(Can you see the hedges zigzagging up to the château? That’s the road)

On Thursday morning after breakfast I left our spot beside the river to climb to the château. It was cold, about 8 degrees but the sun was shining. We were going to do French lunch again as the cupboards were still bare so I needed to be back by 12.30pm. the walk according to google would take 37 minutes, it was now 9.24am. I thought the 37 minutes might be a little optimistic so I was allowing myself an hour to walk up, another to walk down, leaving me with a visit of an hour. In the end google was very close and in spite of my puffing and panting and my stops to take pictures the climb up took exactly 40 minutes!


It was such a beautiful walk too, I still feel it now. The slight chill in the air. The colours of the trees. The ducks floating in the canal. The cows eating the grass. After eleven minutes I reached the end of my journey along the canal and had to start on the road that I could see zigzagging towards the château. As I climbed higher the sun felt hot on my back. The gentle walk along the towpath behind me I was pulling myself up the slope. There was the sound of the birds and a distant hum of traffic and something else – my heavy breathing. Fortunately there was no one around I needed to impress.

(Isn’t this seedpod beautiful?
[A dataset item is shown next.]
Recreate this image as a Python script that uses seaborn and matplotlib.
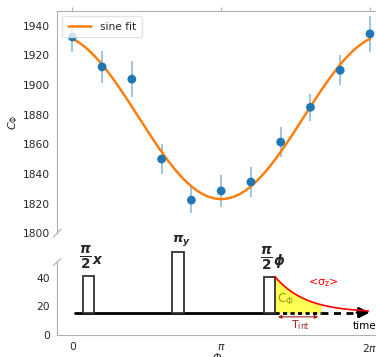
import numpy as np
import pandas as pd
import seaborn as sns
import matplotlib.pyplot as plt

# measured C_phi vs phase (11 points over one period)
phase = np.linspace(0, 2 * np.pi, 11)
c_phi = [1932.5, 1912.3, 1904.0, 1850.0, 1822.3, 1828.5, 1834.5, 1861.5, 1885.0, 1910.0, 1934.6]
c_err = [10, 11, 12, 10, 9, 11, 10, 10, 9, 10, 12]

# sine fit parameters: C - A*cos(w*(phi - phi0))
fit_offset = 1878.5
fit_amp = 55.5
fit_freq = 0.9
fit_center = np.pi

# pulse sequence sketch (lower panel)
pulse_left = [0.23, 2.11, 4.05]
pulse_width = [0.23, 0.25, 0.23]
pulse_height = [41.2, 58.2, 40.7]
pulse_labels = [r"$\frac{\boldsymbol{\pi}}{\mathbf{2}}_{\boldsymbol{x}}$",
                r"$\boldsymbol{\pi}_{\boldsymbol{y}}$",
                r"$\frac{\boldsymbol{\pi}}{\mathbf{2}}_{\boldsymbol{\phi}}$"]
label_size = [14, 9.5, 14]
baseline = 15.6
decay_tau = 0.64
t_int_end = 5.25

sns.set_style("white")
plt.rcParams["font.family"] = ["DejaVu Sans"]

fig = plt.figure(figsize=(3.76, 3.57), dpi=100)
ax1 = fig.add_axes([0.152, 0.347, 0.848, 0.622])
ax2 = fig.add_axes([0.152, 0.062, 0.848, 0.204], sharex=ax1)

spine_col = "#b0b0b0"

xf = np.linspace(0, 2 * np.pi, 300)
fit = pd.DataFrame({"phi": xf,
                    "C": fit_offset - fit_amp * np.cos(fit_freq * (xf - fit_center))})

ax1.errorbar(phase, c_phi, yerr=c_err, fmt="none", ecolor="#1f77b4", alpha=0.5, lw=1.2, zorder=1)
sns.lineplot(data=fit, x="phi", y="C", color="#ff7f0e", lw=1.8, label="sine fit", ax=ax1, zorder=2)
sns.scatterplot(x=phase, y=c_phi, color="#1f77b4", s=40, edgecolor="none", ax=ax1, zorder=3)

ax1.set_xlim(-0.32, 6.41)
ax1.set_ylim(1800, 1950)
ax1.set_yticks(np.arange(1800, 1941, 20))
ax1.set_ylabel(r"$C_\Phi$", fontsize=8, labelpad=2)
ax1.set_xlabel("")
ax1.xaxis.tick_top()
ax1.tick_params(axis="x", labeltop=False, length=3, color=spine_col)
ax1.tick_params(axis="y", labelsize=7.7, length=3, color=spine_col, pad=2)
for s in ["bottom", "right"]:
    ax1.spines[s].set_visible(False)
for s in ["top", "left"]:
    ax1.spines[s].set_color(spine_col)
ax1.legend(loc="upper left", fontsize=7.7, handlelength=2.2, borderpad=0.5,
           framealpha=0.8, edgecolor="#dddddd")

# lower panel: pulse sequence
for left, w, h, lab, fs in zip(pulse_left, pulse_width, pulse_height, pulse_labels, label_size):
    ax2.add_patch(plt.Rectangle((left, baseline), w, h - baseline, facecolor="white",
                                edgecolor="#333333", lw=1.3, clip_on=False, zorder=3))
    ax2.text(left + w / 2 + 0.06, h + 2.5, lab, ha="center", va="bottom",
             fontsize=fs, clip_on=False)

p_end = pulse_left[2] + pulse_width[2]
ax2.plot([0.06, p_end], [baseline, baseline], color="black", lw=2, zorder=2)
ax2.plot([p_end, t_int_end], [baseline, baseline], color="black", lw=2, ls=(0, (1.5, 1.2)), zorder=2)
ax2.plot([t_int_end, 6.0], [baseline, baseline], color="black", lw=2, ls=(0, (2.5, 2)), zorder=2)
ax2.annotate("", xy=(6.34, baseline), xytext=(5.95, baseline),
             arrowprops=dict(arrowstyle="-|>", color="black", lw=2, mutation_scale=15), zorder=2)

xd = np.linspace(p_end, 6.25, 200)
yd = baseline + (pulse_height[2] - baseline) * np.exp(-(xd - p_end) / decay_tau)
ax2.plot(xd, yd, color="red", lw=1.2, zorder=4, clip_on=False)
mask = xd <= t_int_end
ax2.fill_between(xd[mask], baseline, yd[mask], color="#ffff55", zorder=1)

ax2.annotate("", xy=(p_end, 12.6), xytext=(t_int_end, 12.6),
             arrowprops=dict(arrowstyle="<|-|>", color="#a02020", lw=0.8, mutation_scale=5))
ax2.text(4.81, 6.5, r"$\mathrm{T_{int}}$", color="#a02020", fontsize=8, ha="center", va="center")
ax2.text(4.50, 24.5, r"$\mathrm{C_\Phi}$", color="#9a9a10", fontsize=9, ha="center", va="center")
ax2.text(5.30, 36.5, r"<$\mathrm{\sigma_z}$>", color="red", fontsize=8, ha="center", va="center")
ax2.text(6.16, 6.3, "time", color="black", fontsize=7.5, ha="center", va="center")

ax2.set_ylim(0, 51)
ax2.set_yticks([0, 20, 40])
ax2.set_xticks([0, np.pi, 2 * np.pi])
ax2.set_xticklabels(["0", r"$\pi$", r"$2\pi$"])
ax2.set_xlabel(r"$\Phi$", fontsize=8, labelpad=-2)
ax2.tick_params(labelsize=7.7, length=3, color=spine_col, pad=2)
for s in ["top", "right"]:
    ax2.spines[s].set_visible(False)
for s in ["bottom", "left"]:
    ax2.spines[s].set_color(spine_col)

# small break marks on the split y axis
d = 0.012
kw = dict(color=spine_col, lw=0.8, clip_on=False)
ax1.plot([-d, d], [-d * 1.5, d * 1.5], transform=ax1.transAxes, **kw)
ax2.plot([-d, d], [1 - d * 4, 1 + d * 4], transform=ax2.transAxes, **kw)

fig.savefig("out.png", dpi=100)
The road in the background leads to the canal)

The first manmade structure I came to was the château wall with a wooden door, into the garden, I guessed. The door was locked and there was no indication whether I should go left or right around the wall. By now, 10.04am, the sun was beating down and there was no shade and even an extra few meters in the wrong direction seemed painful. I went right and I was climbing again. But it was a good choice as I was heading into the village of Châteauneuf. From below it’s not clear that there’s a village up here but there is and it’s incredibly pretty. I passed one of the Logis chain of hotels, a pizza restaurant, guest houses and a man charging electric bicycles for hire. I wondered if I should try to negotiate a one way trip back to the canal later.
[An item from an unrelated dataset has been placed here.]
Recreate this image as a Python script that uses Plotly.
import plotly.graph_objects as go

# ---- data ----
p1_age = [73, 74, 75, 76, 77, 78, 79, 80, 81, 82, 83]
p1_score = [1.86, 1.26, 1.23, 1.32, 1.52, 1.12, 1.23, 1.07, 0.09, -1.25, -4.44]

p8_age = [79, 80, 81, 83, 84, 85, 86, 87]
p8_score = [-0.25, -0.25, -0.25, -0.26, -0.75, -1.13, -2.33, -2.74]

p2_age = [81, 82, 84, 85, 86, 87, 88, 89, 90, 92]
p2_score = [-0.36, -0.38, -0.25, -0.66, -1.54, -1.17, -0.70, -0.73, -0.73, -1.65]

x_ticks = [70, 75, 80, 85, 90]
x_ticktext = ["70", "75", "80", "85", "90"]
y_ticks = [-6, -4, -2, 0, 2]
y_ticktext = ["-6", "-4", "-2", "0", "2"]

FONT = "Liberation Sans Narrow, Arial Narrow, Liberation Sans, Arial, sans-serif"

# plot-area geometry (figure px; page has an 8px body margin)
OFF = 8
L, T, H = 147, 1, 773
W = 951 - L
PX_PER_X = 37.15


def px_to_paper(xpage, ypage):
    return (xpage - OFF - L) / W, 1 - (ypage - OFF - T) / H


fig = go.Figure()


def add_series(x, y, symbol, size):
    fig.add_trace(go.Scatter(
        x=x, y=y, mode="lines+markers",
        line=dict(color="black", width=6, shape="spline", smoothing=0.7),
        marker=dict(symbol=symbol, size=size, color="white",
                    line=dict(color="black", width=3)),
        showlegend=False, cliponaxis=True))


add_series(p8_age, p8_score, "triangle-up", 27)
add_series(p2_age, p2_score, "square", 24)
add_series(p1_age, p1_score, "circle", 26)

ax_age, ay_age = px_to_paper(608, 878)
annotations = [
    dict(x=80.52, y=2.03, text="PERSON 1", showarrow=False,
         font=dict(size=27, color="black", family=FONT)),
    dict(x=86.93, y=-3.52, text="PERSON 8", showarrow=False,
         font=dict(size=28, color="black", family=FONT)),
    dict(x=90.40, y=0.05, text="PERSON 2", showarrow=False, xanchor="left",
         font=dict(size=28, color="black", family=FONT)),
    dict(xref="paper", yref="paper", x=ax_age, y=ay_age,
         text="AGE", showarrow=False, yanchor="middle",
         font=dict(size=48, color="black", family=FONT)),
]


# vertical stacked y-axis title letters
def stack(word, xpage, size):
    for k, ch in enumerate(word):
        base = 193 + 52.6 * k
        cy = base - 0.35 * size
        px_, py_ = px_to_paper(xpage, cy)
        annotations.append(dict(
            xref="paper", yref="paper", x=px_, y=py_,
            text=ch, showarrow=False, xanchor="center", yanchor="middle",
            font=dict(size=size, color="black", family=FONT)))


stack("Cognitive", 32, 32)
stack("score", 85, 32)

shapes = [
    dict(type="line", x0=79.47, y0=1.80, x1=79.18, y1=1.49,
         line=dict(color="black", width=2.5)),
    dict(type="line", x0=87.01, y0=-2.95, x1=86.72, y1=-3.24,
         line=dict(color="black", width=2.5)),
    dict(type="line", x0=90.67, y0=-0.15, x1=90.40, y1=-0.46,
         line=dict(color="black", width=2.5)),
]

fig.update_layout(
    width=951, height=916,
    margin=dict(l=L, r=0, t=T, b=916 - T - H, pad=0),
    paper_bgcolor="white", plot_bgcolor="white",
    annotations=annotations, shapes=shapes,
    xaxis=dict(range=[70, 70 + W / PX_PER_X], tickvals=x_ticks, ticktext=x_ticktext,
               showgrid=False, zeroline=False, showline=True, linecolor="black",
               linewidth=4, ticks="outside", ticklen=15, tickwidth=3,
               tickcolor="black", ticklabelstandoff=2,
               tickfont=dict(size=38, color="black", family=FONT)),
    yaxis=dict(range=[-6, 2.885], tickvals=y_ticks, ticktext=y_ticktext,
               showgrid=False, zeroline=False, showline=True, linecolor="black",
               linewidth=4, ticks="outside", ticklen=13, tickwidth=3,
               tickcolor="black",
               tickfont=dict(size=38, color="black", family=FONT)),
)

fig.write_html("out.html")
(Oh look someone seems to have ordered coffee and cake… with cream)

There was also a cafe with tables and chairs outside, you know the ones that look French? Made of metal and circular and painted green. It was open. Having made such good timing and having used up possibly a cake full of calories I went along in and had a coffee and cake…. yes it was only just gone 10am (9am in Ireland…)

(Looking out the gate of the château into the village)

Fortified, I went along into the château and paid €5 for my ticket, well worth it especially for the story of the wife and the sugar dusted flans… So it was the Friday before St. Andrew’s Day in 1450 (or thereabouts) and Catherine of Châteauneuf put some sugar dusted flans on the window seat. (The sugar dusting seems to be important.) Her husband sits down to eat and disaster… he dies shortly after. Also dead is a young servant, Mariote. Everyone thinks Catherine put arsenic into the tarts to poison her husband, no one seems too upset about Mariote. Catherine ends up in jail and someone else gets the château. I don’t think she did it but if I’d known the story earlier I might have skipped the cake.

(I forgot to include the map last time… the red marker is where we were parked by the Canal de Bourgogne. Thanks google maps )

I spent an hour going around the rooms and buildings and then started back down, noting how much easier it is to walk down a hill than up.

I’m still wondering about Catherine and the flans, Mairead.